Material »
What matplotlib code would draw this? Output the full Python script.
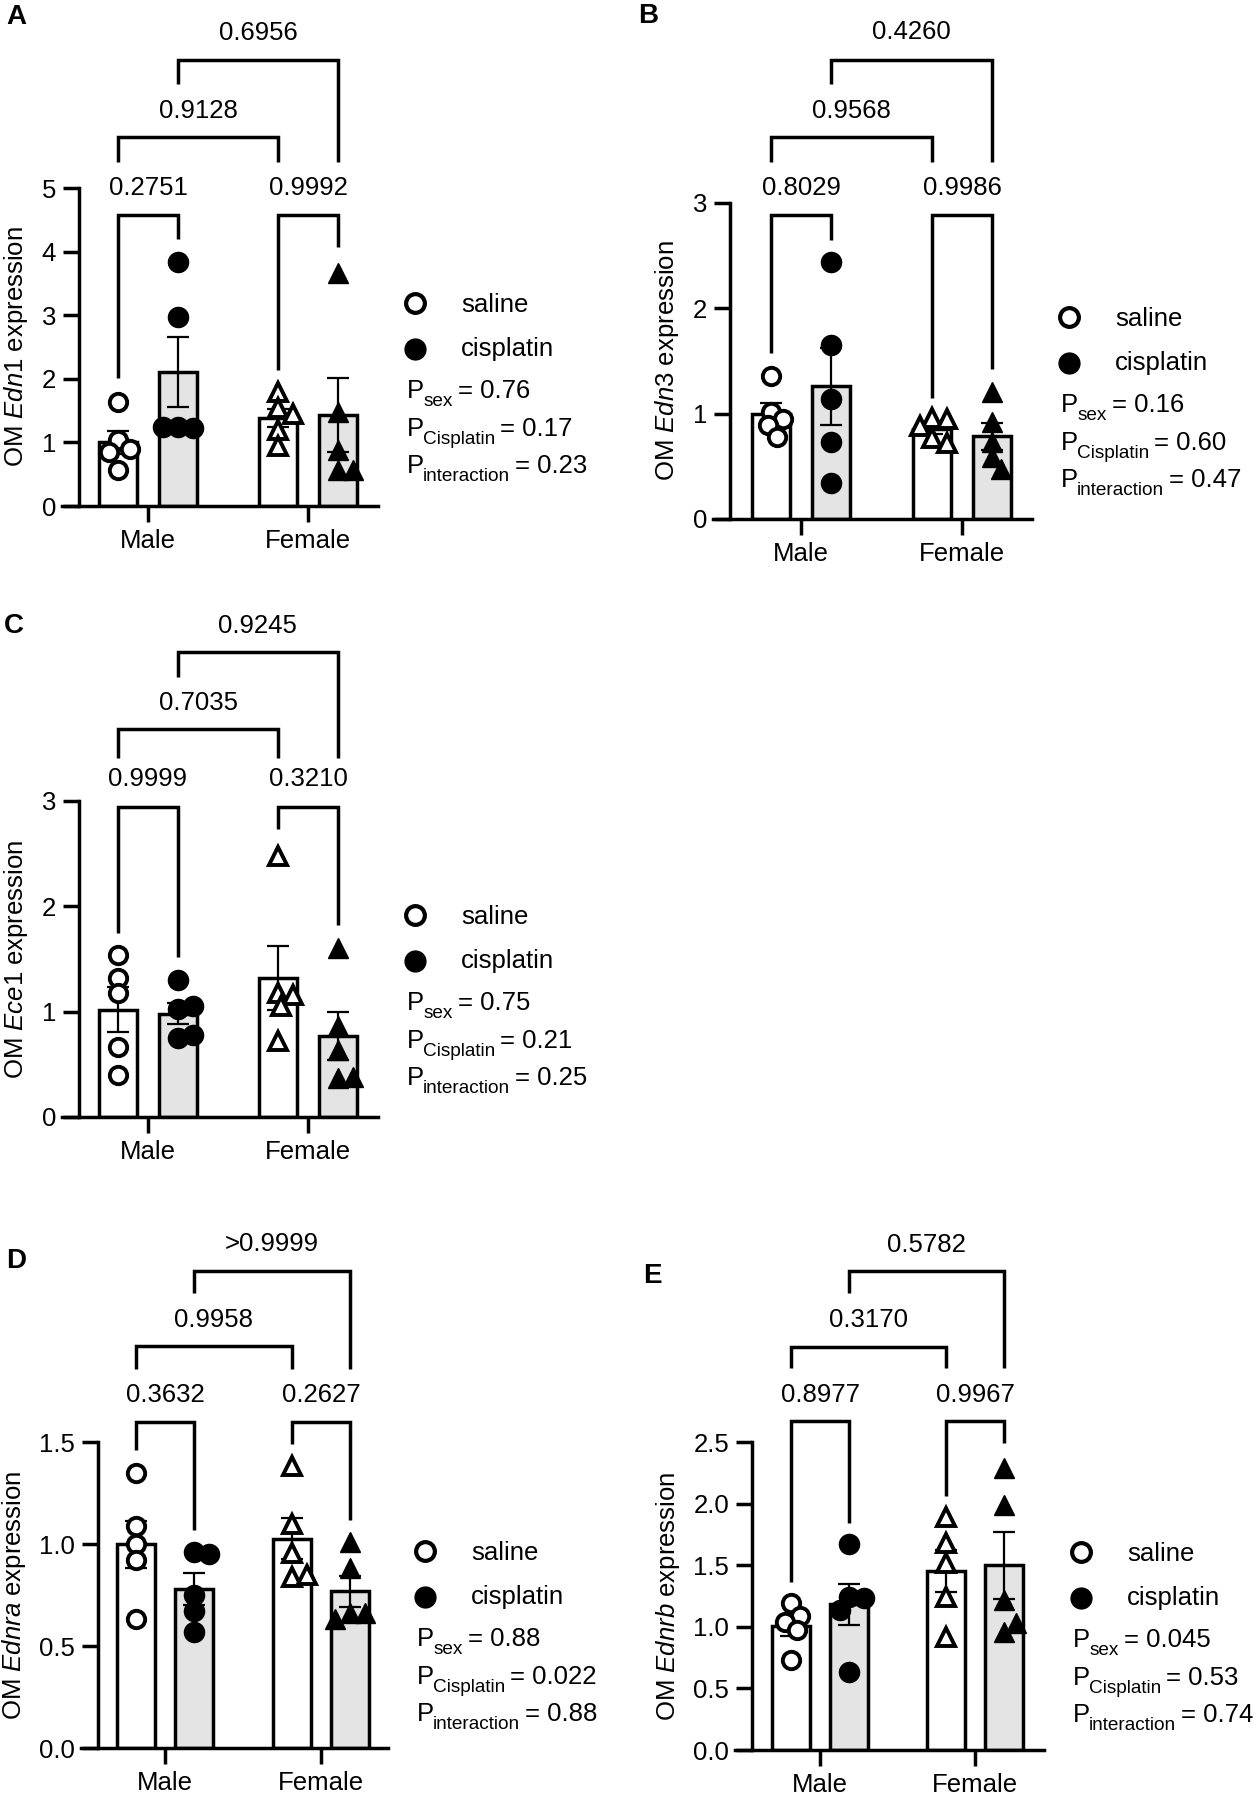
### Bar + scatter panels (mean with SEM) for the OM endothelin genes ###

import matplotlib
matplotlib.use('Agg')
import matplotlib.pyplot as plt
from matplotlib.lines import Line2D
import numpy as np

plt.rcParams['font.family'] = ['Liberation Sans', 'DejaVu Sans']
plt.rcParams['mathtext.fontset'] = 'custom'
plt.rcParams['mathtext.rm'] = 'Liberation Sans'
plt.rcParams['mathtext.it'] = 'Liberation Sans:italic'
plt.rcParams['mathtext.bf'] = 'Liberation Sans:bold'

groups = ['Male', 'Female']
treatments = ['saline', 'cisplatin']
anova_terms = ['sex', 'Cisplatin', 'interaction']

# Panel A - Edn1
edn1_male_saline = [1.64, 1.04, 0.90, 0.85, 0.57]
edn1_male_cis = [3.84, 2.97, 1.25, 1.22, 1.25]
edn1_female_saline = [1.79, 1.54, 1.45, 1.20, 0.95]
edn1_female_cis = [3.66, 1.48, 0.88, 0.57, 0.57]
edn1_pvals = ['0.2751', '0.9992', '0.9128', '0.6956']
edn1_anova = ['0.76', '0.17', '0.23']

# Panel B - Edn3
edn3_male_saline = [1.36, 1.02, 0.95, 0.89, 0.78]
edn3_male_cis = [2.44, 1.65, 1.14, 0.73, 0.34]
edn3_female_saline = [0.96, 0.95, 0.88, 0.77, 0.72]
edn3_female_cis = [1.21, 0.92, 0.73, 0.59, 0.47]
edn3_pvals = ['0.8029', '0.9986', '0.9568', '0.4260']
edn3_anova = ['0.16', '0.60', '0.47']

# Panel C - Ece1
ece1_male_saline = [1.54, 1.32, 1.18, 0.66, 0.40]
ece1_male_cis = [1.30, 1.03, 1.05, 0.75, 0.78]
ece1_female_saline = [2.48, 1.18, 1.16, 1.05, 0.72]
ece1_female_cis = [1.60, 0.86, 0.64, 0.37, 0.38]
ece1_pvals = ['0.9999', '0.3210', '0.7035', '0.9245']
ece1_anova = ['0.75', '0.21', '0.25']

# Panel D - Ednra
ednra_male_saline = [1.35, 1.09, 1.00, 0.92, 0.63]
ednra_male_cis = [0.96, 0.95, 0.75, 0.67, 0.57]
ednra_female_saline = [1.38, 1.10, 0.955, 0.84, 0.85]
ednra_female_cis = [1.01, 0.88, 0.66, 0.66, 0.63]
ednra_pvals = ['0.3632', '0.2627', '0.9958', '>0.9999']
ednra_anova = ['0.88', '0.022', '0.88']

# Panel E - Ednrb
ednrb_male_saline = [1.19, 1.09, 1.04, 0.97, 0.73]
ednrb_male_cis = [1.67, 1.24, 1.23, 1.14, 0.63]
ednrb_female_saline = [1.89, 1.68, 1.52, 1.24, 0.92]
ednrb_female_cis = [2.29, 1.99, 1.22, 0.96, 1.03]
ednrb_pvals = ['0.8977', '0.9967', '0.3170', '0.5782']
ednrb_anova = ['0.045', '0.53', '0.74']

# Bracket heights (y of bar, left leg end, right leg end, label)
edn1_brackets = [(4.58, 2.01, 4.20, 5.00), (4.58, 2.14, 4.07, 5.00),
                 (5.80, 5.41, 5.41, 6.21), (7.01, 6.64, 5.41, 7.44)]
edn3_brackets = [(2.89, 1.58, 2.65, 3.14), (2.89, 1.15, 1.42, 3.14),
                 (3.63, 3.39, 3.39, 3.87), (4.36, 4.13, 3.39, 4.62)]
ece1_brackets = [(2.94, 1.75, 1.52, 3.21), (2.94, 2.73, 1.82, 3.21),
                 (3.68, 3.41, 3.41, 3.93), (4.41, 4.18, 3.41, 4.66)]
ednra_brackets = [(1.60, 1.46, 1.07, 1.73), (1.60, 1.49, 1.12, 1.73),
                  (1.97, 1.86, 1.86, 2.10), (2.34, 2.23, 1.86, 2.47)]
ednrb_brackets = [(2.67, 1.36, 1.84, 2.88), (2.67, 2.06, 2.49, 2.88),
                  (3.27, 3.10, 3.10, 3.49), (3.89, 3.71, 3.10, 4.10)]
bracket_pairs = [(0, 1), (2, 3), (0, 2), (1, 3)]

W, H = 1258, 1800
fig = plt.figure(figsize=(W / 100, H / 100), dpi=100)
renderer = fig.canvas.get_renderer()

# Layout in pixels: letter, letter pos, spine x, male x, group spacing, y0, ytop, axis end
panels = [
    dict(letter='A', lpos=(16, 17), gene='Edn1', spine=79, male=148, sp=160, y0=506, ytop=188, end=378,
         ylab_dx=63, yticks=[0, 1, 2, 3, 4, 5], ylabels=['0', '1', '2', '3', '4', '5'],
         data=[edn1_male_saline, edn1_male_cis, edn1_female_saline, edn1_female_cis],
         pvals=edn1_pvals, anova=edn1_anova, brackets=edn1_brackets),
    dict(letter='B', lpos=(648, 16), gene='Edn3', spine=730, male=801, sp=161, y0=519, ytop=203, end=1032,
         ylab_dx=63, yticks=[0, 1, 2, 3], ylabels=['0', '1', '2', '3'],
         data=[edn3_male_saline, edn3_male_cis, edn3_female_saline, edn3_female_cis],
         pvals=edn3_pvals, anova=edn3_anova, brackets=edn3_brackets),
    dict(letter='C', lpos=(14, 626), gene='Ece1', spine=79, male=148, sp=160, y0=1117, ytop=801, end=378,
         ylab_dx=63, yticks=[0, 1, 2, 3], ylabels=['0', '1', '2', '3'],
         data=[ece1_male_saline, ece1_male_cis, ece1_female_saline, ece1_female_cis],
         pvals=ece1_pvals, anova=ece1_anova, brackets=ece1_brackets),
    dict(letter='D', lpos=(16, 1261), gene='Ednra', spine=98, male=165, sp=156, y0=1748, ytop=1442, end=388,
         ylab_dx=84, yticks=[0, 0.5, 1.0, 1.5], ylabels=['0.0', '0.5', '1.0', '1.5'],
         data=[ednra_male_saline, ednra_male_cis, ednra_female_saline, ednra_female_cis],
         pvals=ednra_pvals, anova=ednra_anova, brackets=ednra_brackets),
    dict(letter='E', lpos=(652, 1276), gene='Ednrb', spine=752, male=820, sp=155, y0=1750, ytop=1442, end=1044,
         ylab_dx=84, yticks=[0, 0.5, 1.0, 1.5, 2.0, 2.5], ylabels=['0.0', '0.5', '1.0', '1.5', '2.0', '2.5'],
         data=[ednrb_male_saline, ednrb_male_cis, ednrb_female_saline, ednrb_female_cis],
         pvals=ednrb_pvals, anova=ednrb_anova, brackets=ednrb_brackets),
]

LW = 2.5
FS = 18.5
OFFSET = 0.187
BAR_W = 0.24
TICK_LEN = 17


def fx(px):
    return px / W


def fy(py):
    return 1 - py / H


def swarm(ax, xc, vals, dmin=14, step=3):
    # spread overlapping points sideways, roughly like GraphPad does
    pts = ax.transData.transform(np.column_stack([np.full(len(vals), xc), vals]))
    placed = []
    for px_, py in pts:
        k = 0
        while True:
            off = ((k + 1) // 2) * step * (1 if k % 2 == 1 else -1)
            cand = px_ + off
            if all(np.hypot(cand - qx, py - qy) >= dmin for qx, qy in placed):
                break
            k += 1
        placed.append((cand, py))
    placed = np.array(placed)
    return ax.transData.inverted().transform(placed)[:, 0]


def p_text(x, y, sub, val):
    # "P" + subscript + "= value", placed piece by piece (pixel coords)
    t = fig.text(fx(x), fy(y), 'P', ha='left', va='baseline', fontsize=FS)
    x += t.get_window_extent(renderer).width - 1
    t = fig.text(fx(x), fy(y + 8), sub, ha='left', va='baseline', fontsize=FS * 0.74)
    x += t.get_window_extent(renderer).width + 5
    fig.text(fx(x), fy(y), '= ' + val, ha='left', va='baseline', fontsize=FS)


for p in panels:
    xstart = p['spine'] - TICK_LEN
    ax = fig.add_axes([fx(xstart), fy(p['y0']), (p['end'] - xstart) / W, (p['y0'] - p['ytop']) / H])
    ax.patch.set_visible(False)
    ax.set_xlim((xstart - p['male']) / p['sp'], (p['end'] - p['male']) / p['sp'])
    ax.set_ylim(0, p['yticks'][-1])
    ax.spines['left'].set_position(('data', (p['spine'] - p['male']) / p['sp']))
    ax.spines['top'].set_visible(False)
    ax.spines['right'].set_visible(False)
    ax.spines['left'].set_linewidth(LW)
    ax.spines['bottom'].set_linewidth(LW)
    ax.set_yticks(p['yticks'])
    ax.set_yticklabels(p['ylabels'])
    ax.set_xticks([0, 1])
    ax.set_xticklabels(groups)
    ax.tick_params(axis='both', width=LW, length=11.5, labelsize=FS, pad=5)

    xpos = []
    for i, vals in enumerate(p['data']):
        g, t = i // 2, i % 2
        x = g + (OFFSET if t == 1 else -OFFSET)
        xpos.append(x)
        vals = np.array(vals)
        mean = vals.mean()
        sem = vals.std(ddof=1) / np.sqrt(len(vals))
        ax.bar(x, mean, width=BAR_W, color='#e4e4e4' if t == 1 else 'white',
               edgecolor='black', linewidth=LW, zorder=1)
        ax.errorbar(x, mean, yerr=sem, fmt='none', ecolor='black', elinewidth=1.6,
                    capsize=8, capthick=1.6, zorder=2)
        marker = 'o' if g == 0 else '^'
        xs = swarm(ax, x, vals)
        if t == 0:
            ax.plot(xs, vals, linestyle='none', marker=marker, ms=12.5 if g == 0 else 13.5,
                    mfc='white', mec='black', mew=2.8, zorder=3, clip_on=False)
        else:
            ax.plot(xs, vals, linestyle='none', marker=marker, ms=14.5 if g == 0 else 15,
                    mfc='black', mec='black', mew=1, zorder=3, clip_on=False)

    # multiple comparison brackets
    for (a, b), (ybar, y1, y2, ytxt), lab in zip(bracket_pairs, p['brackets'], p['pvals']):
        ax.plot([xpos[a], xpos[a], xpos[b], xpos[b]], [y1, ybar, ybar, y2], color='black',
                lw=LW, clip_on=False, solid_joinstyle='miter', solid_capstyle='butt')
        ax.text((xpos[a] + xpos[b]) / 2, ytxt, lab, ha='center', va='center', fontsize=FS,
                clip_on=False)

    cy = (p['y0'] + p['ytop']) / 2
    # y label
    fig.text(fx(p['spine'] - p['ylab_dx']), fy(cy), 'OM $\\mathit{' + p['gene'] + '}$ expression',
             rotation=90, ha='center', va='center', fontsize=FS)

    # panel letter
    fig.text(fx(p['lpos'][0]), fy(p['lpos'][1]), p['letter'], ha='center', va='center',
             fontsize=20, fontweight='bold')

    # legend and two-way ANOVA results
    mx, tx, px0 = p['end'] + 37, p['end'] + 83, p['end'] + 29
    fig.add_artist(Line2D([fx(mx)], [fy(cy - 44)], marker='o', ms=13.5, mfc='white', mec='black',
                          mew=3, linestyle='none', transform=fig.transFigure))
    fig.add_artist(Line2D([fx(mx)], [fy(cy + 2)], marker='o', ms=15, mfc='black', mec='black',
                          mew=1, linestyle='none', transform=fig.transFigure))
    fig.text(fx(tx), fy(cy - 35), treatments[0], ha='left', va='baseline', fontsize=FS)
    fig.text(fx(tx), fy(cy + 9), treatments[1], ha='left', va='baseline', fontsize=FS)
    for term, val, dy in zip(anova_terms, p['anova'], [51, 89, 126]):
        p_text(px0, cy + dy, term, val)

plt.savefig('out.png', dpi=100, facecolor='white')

What to do »
Take the lines from the start of the material to the line with "edn3_anova = ['0.16', '0.60', '0.47']", both included, and transcribe them exactly without the pictures.

Exercise answer »
What matplotlib code would draw this? Output the full Python script.
### Bar + scatter panels (mean with SEM) for the OM endothelin genes ###

import matplotlib
matplotlib.use('Agg')
import matplotlib.pyplot as plt
from matplotlib.lines import Line2D
import numpy as np

plt.rcParams['font.family'] = ['Liberation Sans', 'DejaVu Sans']
plt.rcParams['mathtext.fontset'] = 'custom'
plt.rcParams['mathtext.rm'] = 'Liberation Sans'
plt.rcParams['mathtext.it'] = 'Liberation Sans:italic'
plt.rcParams['mathtext.bf'] = 'Liberation Sans:bold'

groups = ['Male', 'Female']
treatments = ['saline', 'cisplatin']
anova_terms = ['sex', 'Cisplatin', 'interaction']

# Panel A - Edn1
edn1_male_saline = [1.64, 1.04, 0.90, 0.85, 0.57]
edn1_male_cis = [3.84, 2.97, 1.25, 1.22, 1.25]
edn1_female_saline = [1.79, 1.54, 1.45, 1.20, 0.95]
edn1_female_cis = [3.66, 1.48, 0.88, 0.57, 0.57]
edn1_pvals = ['0.2751', '0.9992', '0.9128', '0.6956']
edn1_anova = ['0.76', '0.17', '0.23']

# Panel B - Edn3
edn3_male_saline = [1.36, 1.02, 0.95, 0.89, 0.78]
edn3_male_cis = [2.44, 1.65, 1.14, 0.73, 0.34]
edn3_female_saline = [0.96, 0.95, 0.88, 0.77, 0.72]
edn3_female_cis = [1.21, 0.92, 0.73, 0.59, 0.47]
edn3_pvals = ['0.8029', '0.9986', '0.9568', '0.4260']
edn3_anova = ['0.16', '0.60', '0.47']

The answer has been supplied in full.